With online spending set to surpass in-store sales this Black Friday, it’s no surprise that interest in the retail holiday has globalized. However, as stores push their deals earlier and earlier, the bargains arms race only further emphasizes the increasing stranglehold that online retailers such as Amazon and Alibaba have on the retail market.
Alibaba’s Singles’ Day shopping extravaganza, a holiday invented by college bachelors in 1993 and co-opted by the e-retailer giant in 2009, culminated Nov. 11, and consumers from 225 countries and regions completed over $25.3 billion in transactions in 24 hours, a 42 percent increase from last year’s figure of 17.8 billion.
“It represents the aspiration for quality consumption of the Chinese consumer, and it reflects how merchants and consumers alike have now fully embraced the integration of online and offline retail,” said Daniel Zhang, CEO of Alibaba Group.
Black Friday Around The Globe
The ideas behind Black Friday are by no means unique to America. Boxing Day, a public holiday in the British Commonwealth, almost exactly has mirrored American Black Friday trends. Retailers have pushed discounts earlier to public pushback over mistreatment of retail workers. Similarly, Mexico has run El Buen Fin (The Good Weekend) since 2011 for the purpose of emulating the American holiday.
In recent years, however, international interest in Black Friday has grown exponentially. In 2008, overseas search queries about the retail holiday were almost nonexistent, but by 2014 the United Kingdom, Brazil and even Romania were searching for the holiday as much as Americans were. Global tech company Pitney Bowes attributes this growth to cross-border orders from overseas, registering massive growth in online orders from India, Kuwait and Japan.

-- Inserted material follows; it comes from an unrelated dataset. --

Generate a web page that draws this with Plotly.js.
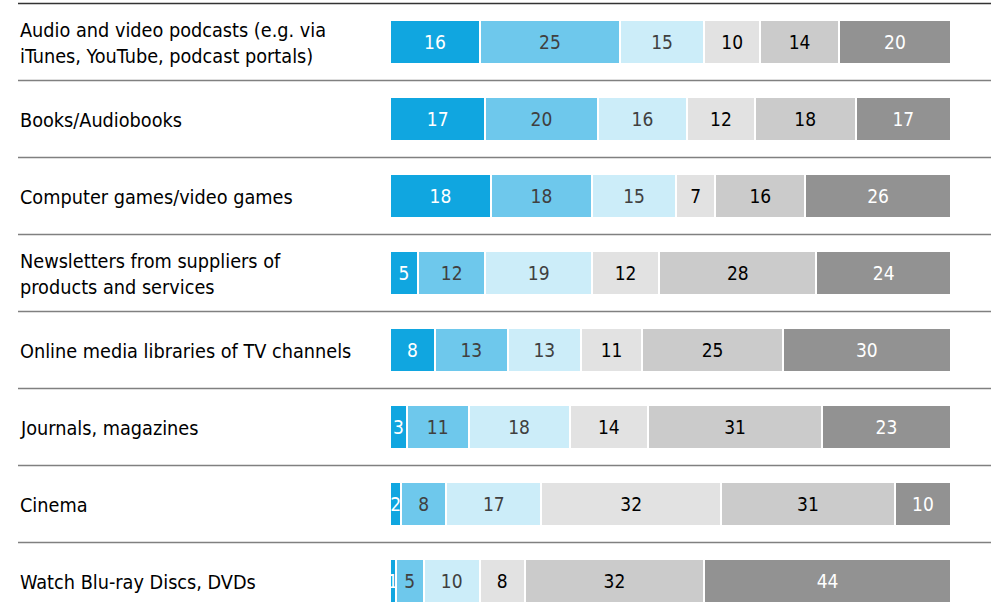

International audiences weren’t the only ones to take to online shopping, either. More Americans have shopped online than in person during the post-Thanksgiving weekend since 2015, for the same reasons that e-commerce continues to outstrip physical retail in 2017.
Despite the globalization of the holiday, American participation has waned. According to the National Retail Federation, just 154 million Americans shopped on Black Friday weekend in 2016, down from the 226 million in 2011. Indeed, the NRF has not reported sales figures for the Black Friday weekend since 2011, and this year neglected to release any projections for Black Friday at all, instead expanding the reporting period to include the entire holiday season.
Digital Retail Vs. Black Friday
Plenty of online ink has been spilled over Amazon killing Black Friday, and as the holiday itself approaches, Amazon’s tactics so far haven’t proven it wrong. The company started rolling out its holiday deals on Nov. 1, causing a slew of ad “leaks” from conventional retailers in the following days. Amazon hasn’t just been cutting prices on its own stock, but forcibly subsidizing similar discounts by its third-party sellers as well. And, with its recent acquisition of Whole Foods, Amazon now has a physical location for its Black Friday deals, further undercutting brick-and-mortar retailers.
Due to a recent ad run by Amazon in the UK, some parents are even accusing Amazon of “killing Christmas.” But Jeff Bezos and company aren’t the only ones acting as the retail Grinch this year. eBay announced it will ship for free and match any conventional retailer’s Black Friday prices until Nov. 17.
Online retailers are only contributing to the progressing obsolescence of Thanksgiving weekend as a retail holiday. Amazon invented a holiday in the summer of 2015, declaring “Step Aside, Black Friday” in the very press release announcing it.
Internationally, Google created the Great Online Shopping Festival for the Indian market in 2012. Though the holiday was canceled in 2015, it was only because competitors in India had begun to launch their own shopping holidays at around the same time. Amazon and Bangalore-based competitor Flipkart invented holidays of their own to tie in with Diwali, called the Great Indian Festival Sale and Big Billion Days sale, respectively. Amazon’s effort was so successful that they rehashed the same holiday just a week and a half later.
Amazon’s own holiday, Prime Day, experienced even more meteoric growth this year, growing 60 percent over the 2016 festival, though in terms of hard sales paled in comparison to Singles’ Day.
E-commerce giants like Amazon wield an exceptional amount of power, even making American cities pitch themselves in manners reminiscent of college application essays to host the company’s second headquarters.
So far, these titans of globalized online industry have been using this power to push back against Black Friday, creating proprietary holidays to the tune of billions.
Before long, physical retailers might very well need Alibaba or Amazon’s permission to participate in retail holidays at all.